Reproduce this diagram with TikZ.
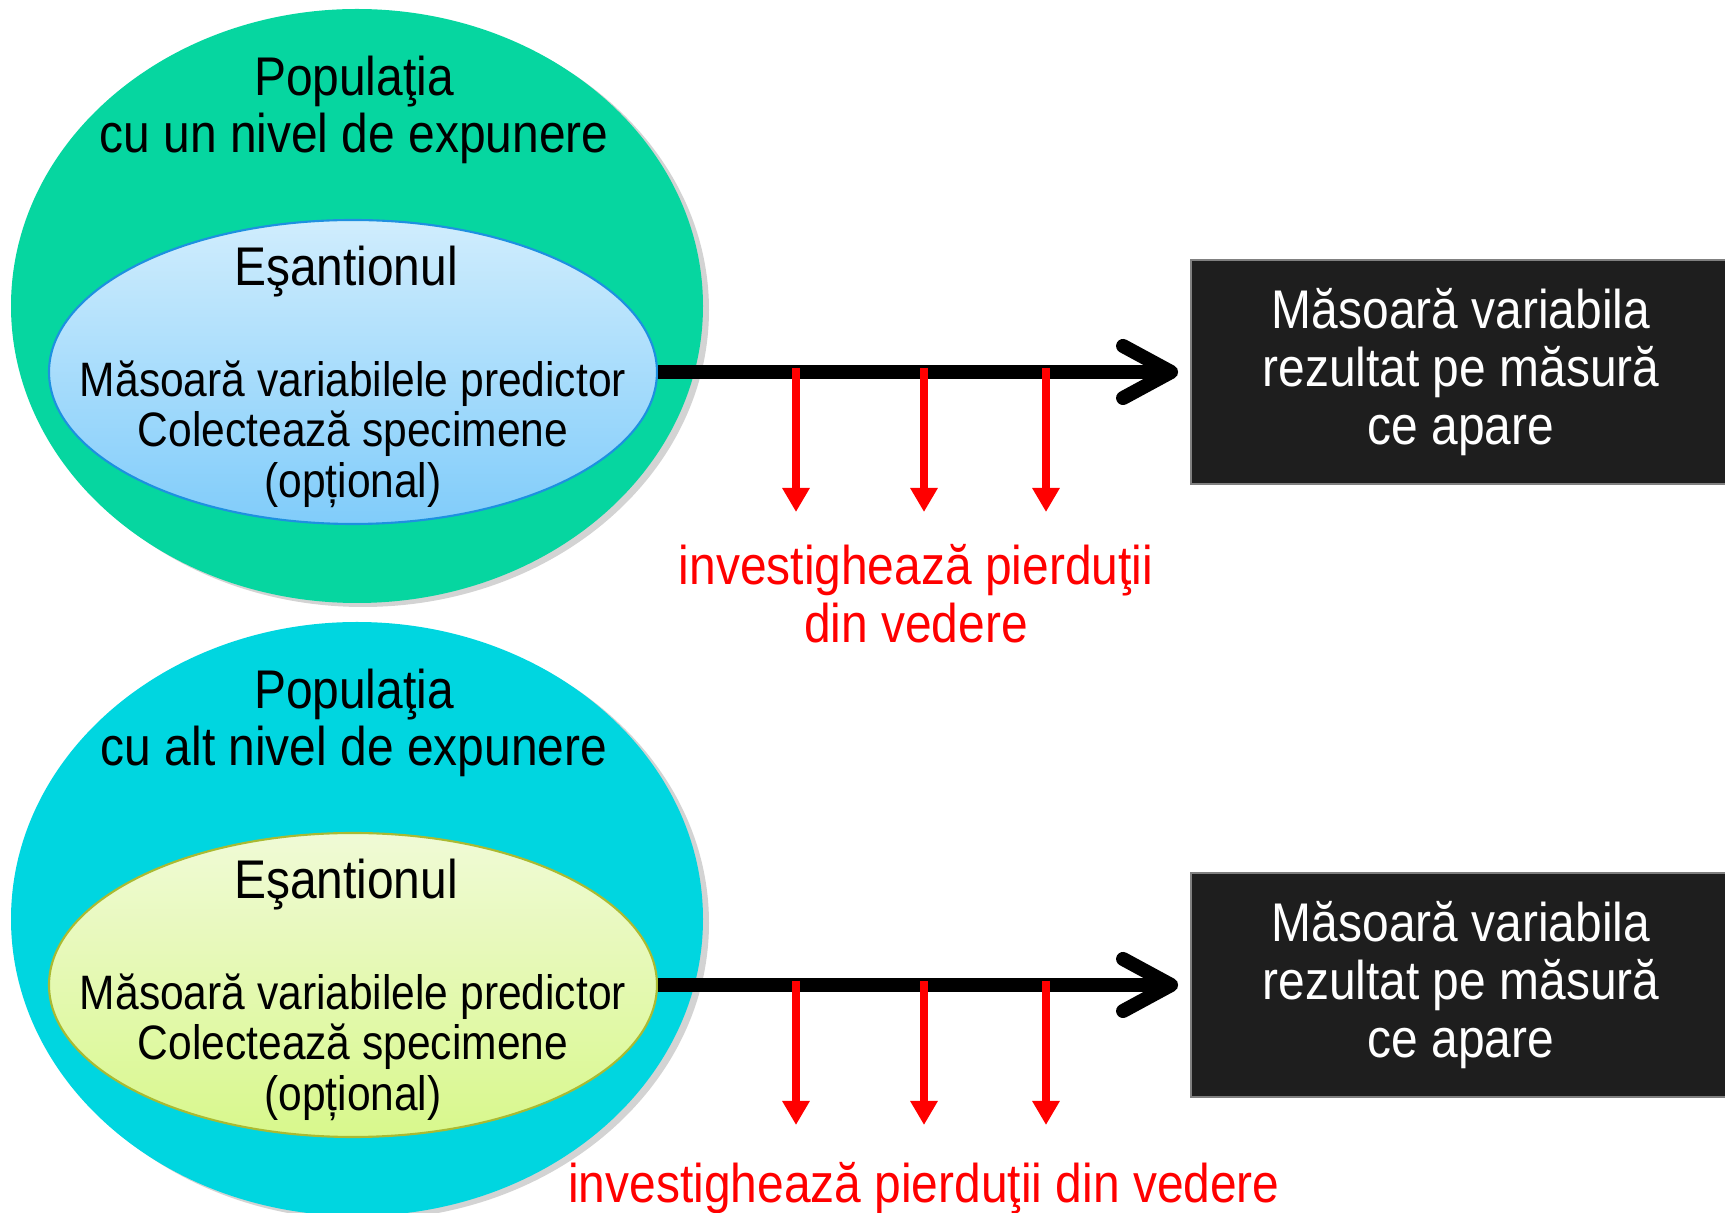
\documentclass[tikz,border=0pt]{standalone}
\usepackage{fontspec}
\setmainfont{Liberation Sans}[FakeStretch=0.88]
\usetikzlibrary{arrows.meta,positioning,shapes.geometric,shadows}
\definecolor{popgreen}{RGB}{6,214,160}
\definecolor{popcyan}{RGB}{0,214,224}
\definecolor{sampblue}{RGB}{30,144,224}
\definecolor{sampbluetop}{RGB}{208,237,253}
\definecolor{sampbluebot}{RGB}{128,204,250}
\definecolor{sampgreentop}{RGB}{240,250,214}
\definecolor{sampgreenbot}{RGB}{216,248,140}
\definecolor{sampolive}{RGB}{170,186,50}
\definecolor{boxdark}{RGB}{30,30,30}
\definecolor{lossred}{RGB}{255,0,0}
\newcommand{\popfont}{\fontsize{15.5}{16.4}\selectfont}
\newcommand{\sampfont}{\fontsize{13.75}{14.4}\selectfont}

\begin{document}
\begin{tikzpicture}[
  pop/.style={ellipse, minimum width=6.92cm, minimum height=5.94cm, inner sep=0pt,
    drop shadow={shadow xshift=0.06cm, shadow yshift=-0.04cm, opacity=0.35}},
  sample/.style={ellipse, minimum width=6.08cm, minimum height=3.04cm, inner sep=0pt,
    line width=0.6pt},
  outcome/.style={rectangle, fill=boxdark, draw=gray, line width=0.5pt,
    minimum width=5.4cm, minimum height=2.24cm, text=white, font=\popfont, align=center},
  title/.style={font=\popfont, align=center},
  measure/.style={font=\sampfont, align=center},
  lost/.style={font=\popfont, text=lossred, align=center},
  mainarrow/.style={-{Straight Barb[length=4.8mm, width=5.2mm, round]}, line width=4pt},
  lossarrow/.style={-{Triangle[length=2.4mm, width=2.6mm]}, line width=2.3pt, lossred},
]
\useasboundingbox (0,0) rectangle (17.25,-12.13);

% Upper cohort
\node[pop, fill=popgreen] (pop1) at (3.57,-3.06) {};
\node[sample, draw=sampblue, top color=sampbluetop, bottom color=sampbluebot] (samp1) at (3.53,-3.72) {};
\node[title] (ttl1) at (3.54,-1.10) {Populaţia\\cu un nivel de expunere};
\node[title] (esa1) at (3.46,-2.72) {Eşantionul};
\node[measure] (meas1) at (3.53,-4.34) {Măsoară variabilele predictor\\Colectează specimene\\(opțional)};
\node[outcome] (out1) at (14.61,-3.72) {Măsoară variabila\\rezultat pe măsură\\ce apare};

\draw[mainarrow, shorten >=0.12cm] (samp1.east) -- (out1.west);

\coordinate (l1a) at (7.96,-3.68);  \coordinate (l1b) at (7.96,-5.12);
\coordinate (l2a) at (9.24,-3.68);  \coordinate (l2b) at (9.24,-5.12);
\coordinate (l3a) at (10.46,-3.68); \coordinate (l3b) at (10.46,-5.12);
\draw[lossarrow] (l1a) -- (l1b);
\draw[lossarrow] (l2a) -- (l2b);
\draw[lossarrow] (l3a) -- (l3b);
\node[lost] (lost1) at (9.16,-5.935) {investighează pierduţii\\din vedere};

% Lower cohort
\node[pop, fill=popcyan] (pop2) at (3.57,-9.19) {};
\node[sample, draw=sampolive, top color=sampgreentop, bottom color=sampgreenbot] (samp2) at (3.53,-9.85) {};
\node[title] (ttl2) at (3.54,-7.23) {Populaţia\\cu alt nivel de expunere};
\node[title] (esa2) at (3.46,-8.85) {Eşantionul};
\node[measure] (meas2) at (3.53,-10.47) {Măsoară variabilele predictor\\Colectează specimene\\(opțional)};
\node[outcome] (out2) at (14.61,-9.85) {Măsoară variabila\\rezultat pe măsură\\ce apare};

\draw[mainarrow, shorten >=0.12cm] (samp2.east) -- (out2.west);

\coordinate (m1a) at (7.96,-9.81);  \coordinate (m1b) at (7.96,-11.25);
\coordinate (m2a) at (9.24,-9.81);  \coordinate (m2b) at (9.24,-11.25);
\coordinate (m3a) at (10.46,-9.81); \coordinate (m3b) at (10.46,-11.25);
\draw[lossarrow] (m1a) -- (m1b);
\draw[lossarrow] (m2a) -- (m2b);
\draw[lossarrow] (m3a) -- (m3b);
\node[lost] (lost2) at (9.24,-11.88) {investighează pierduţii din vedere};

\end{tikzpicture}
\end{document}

◆ **Prompt**
Restate the data above word for word. Do not include the images.

◆ **Result for this task**
Reproduce this diagram with TikZ.
\documentclass[tikz,border=0pt]{standalone}
\usepackage{fontspec}
\setmainfont{Liberation Sans}[FakeStretch=0.88]
\usetikzlibrary{arrows.meta,positioning,shapes.geometric,shadows}
\definecolor{popgreen}{RGB}{6,214,160}
\definecolor{popcyan}{RGB}{0,214,224}
\definecolor{sampblue}{RGB}{30,144,224}
\definecolor{sampbluetop}{RGB}{208,237,253}
\definecolor{sampbluebot}{RGB}{128,204,250}
\definecolor{sampgreentop}{RGB}{240,250,214}
\definecolor{sampgreenbot}{RGB}{216,248,140}
\definecolor{sampolive}{RGB}{170,186,50}
\definecolor{boxdark}{RGB}{30,30,30}
\definecolor{lossred}{RGB}{255,0,0}
\newcommand{\popfont}{\fontsize{15.5}{16.4}\selectfont}
\newcommand{\sampfont}{\fontsize{13.75}{14.4}\selectfont}

\begin{document}
\begin{tikzpicture}[
  pop/.style={ellipse, minimum width=6.92cm, minimum height=5.94cm, inner sep=0pt,
    drop shadow={shadow xshift=0.06cm, shadow yshift=-0.04cm, opacity=0.35}},
  sample/.style={ellipse, minimum width=6.08cm, minimum height=3.04cm, inner sep=0pt,
    line width=0.6pt},
  outcome/.style={rectangle, fill=boxdark, draw=gray, line width=0.5pt,
    minimum width=5.4cm, minimum height=2.24cm, text=white, font=\popfont, align=center},
  title/.style={font=\popfont, align=center},
  measure/.style={font=\sampfont, align=center},
  lost/.style={font=\popfont, text=lossred, align=center},
  mainarrow/.style={-{Straight Barb[length=4.8mm, width=5.2mm, round]}, line width=4pt},
  lossarrow/.style={-{Triangle[length=2.4mm, width=2.6mm]}, line width=2.3pt, lossred},
]
\useasboundingbox (0,0) rectangle (17.25,-12.13);

% Upper cohort
\node[pop, fill=popgreen] (pop1) at (3.57,-3.06) {};
\node[sample, draw=sampblue, top color=sampbluetop, bottom color=sampbluebot] (samp1) at (3.53,-3.72) {};
\node[title] (ttl1) at (3.54,-1.10) {Populaţia\\cu un nivel de expunere};
\node[title] (esa1) at (3.46,-2.72) {Eşantionul};
\node[measure] (meas1) at (3.53,-4.34) {Măsoară variabilele predictor\\Colectează specimene\\(opțional)};
\node[outcome] (out1) at (14.61,-3.72) {Măsoară variabila\\rezultat pe măsură\\ce apare};

\draw[mainarrow, shorten >=0.12cm] (samp1.east) -- (out1.west);

\coordinate (l1a) at (7.96,-3.68);  \coordinate (l1b) at (7.96,-5.12);
\coordinate (l2a) at (9.24,-3.68);  \coordinate (l2b) at (9.24,-5.12);
\coordinate (l3a) at (10.46,-3.68); \coordinate (l3b) at (10.46,-5.12);
\draw[lossarrow] (l1a) -- (l1b);
\draw[lossarrow] (l2a) -- (l2b);
\draw[lossarrow] (l3a) -- (l3b);
\node[lost] (lost1) at (9.16,-5.935) {investighează pierduţii\\din vedere};

% Lower cohort
\node[pop, fill=popcyan] (pop2) at (3.57,-9.19) {};
\node[sample, draw=sampolive, top color=sampgreentop, bottom color=sampgreenbot] (samp2) at (3.53,-9.85) {};
\node[title] (ttl2) at (3.54,-7.23) {Populaţia\\cu alt nivel de expunere};
\node[title] (esa2) at (3.46,-8.85) {Eşantionul};
\node[measure] (meas2) at (3.53,-10.47) {Măsoară variabilele predictor\\Colectează specimene\\(opțional)};
\node[outcome] (out2) at (14.61,-9.85) {Măsoară variabila\\rezultat pe măsură\\ce apare};

\draw[mainarrow, shorten >=0.12cm] (samp2.east) -- (out2.west);

\coordinate (m1a) at (7.96,-9.81);  \coordinate (m1b) at (7.96,-11.25);
\coordinate (m2a) at (9.24,-9.81);  \coordinate (m2b) at (9.24,-11.25);
\coordinate (m3a) at (10.46,-9.81); \coordinate (m3b) at (10.46,-11.25);
\draw[lossarrow] (m1a) -- (m1b);
\draw[lossarrow] (m2a) -- (m2b);
\draw[lossarrow] (m3a) -- (m3b);
\node[lost] (lost2) at (9.24,-11.88) {investighează pierduţii din vedere};

\end{tikzpicture}
\end{document}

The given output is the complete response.